## Work required
From the first line of the data down to and including the line with "18, 10, 16]", copy everything exactly, leaving out pictures.
===== Dataset rows =====
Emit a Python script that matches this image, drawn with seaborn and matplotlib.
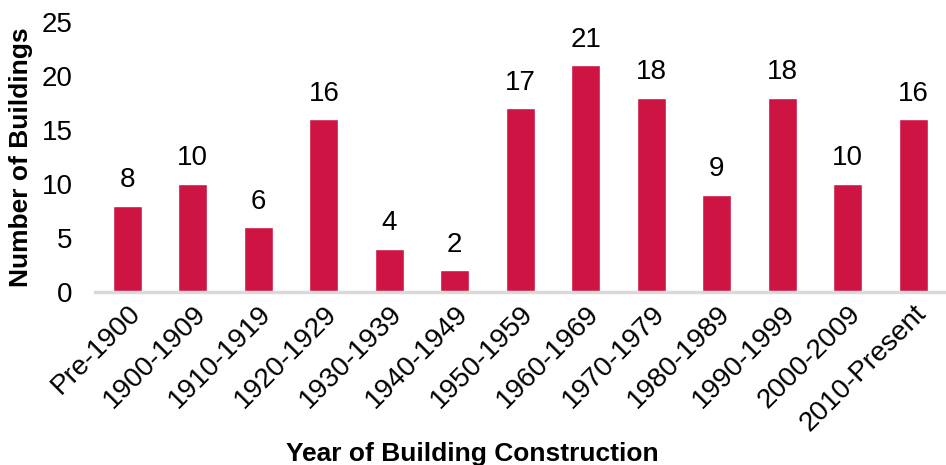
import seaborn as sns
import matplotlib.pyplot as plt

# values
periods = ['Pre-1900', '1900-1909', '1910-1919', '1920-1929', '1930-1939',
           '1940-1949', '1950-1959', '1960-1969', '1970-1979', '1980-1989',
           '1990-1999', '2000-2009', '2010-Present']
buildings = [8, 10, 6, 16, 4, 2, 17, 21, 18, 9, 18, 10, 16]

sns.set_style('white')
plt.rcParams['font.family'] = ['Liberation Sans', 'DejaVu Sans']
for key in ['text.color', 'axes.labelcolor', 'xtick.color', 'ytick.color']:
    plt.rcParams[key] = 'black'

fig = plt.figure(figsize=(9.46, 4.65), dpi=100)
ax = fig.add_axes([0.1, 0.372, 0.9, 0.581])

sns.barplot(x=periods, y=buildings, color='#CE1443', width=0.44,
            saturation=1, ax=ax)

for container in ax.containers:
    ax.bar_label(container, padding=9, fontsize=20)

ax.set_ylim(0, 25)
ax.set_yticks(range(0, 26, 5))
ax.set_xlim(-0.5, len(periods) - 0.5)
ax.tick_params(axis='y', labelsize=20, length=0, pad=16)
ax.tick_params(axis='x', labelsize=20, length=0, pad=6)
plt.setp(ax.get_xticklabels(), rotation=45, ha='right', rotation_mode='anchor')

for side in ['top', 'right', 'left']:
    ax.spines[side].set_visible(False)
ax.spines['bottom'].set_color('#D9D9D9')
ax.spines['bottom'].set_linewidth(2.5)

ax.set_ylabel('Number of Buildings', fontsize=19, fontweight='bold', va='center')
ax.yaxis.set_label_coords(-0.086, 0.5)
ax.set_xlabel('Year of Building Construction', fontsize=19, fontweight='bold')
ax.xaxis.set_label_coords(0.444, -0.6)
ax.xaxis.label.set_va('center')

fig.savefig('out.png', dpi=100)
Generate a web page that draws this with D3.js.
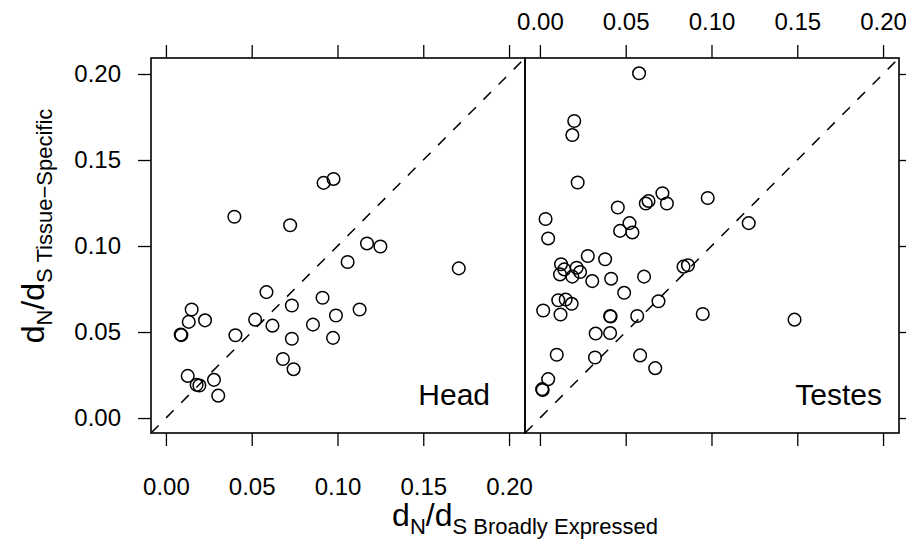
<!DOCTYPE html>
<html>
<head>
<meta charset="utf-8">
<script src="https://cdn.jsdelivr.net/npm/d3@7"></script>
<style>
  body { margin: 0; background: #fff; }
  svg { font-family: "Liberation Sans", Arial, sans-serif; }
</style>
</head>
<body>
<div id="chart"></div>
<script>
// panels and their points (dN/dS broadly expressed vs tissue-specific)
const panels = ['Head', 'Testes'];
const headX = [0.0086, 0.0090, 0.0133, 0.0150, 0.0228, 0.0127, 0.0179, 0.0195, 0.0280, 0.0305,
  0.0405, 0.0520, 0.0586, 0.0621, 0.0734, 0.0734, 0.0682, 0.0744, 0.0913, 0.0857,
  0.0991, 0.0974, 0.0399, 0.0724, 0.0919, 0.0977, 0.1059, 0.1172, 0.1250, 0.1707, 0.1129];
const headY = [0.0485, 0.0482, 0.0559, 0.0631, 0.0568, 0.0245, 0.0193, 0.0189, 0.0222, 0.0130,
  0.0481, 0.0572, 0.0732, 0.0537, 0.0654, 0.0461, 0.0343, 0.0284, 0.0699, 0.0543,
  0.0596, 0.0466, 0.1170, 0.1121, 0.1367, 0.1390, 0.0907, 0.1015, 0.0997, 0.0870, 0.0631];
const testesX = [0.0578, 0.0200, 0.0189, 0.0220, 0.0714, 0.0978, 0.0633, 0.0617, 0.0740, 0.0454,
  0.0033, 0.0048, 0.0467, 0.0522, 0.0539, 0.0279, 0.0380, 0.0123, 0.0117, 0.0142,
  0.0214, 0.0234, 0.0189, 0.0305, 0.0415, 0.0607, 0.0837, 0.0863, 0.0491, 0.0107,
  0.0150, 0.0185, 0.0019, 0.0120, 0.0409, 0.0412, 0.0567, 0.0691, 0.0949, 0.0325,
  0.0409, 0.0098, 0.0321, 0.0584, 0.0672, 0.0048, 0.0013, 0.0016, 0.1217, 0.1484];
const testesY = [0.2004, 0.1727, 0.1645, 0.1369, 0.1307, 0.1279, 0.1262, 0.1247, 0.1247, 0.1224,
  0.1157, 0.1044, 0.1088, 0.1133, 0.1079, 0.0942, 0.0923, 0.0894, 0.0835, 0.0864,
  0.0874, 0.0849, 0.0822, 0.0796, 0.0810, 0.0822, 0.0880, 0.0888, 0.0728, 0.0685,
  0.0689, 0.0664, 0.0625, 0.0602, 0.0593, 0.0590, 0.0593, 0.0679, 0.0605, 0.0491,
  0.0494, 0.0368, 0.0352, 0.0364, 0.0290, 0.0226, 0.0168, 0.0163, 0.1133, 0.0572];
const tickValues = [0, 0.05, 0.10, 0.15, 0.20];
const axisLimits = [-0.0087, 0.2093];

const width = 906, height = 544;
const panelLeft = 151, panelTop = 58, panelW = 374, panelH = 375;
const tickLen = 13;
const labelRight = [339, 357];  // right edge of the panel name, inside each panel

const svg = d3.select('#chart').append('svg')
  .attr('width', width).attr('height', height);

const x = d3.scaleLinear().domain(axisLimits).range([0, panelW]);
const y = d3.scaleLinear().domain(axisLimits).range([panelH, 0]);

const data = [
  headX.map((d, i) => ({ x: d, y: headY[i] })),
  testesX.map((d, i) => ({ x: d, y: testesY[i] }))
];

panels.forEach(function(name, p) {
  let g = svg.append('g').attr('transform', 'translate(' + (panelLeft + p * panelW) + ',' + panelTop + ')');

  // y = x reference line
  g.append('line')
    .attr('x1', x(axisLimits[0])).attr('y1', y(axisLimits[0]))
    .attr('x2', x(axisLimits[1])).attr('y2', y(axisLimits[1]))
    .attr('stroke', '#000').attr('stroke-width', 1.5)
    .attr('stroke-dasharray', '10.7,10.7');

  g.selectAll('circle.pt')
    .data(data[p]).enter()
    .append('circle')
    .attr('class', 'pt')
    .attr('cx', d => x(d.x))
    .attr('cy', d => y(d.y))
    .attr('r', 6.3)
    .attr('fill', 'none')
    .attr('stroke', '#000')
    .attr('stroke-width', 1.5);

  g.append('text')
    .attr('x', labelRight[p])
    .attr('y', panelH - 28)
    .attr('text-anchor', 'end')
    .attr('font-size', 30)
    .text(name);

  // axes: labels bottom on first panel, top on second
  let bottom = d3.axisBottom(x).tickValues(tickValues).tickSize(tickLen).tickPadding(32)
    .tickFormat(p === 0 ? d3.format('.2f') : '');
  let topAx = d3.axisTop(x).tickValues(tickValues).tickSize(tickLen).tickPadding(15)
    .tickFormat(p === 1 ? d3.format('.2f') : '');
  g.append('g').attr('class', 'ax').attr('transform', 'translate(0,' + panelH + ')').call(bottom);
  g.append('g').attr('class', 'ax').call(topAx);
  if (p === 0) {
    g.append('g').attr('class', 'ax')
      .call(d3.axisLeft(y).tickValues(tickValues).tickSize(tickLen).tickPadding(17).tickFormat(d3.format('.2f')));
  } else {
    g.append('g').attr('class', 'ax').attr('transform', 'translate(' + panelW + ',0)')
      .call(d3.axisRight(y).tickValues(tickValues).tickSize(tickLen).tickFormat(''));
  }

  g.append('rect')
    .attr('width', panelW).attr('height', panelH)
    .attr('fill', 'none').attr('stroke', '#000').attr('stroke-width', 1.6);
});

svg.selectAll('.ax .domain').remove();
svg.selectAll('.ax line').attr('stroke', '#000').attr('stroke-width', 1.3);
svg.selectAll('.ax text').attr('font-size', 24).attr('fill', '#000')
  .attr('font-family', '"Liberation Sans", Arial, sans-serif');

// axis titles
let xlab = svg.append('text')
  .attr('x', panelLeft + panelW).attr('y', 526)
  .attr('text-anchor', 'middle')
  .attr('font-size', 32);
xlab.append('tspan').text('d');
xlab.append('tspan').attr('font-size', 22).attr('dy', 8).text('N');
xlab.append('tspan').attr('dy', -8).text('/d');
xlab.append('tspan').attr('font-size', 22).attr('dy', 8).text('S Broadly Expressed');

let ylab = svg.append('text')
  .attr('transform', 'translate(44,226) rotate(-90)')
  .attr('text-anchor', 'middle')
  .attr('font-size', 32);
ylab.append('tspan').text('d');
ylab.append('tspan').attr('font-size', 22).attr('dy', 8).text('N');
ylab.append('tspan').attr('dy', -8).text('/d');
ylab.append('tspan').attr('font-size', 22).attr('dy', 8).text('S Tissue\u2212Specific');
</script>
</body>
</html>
=====
## Task solution
Emit a Python script that matches this image, drawn with seaborn and matplotlib.
import seaborn as sns
import matplotlib.pyplot as plt

# values
periods = ['Pre-1900', '1900-1909', '1910-1919', '1920-1929', '1930-1939',
           '1940-1949', '1950-1959', '1960-1969', '1970-1979', '1980-1989',
           '1990-1999', '2000-2009', '2010-Present']
buildings = [8, 10, 6, 16, 4, 2, 17, 21, 18, 9, 18, 10, 16]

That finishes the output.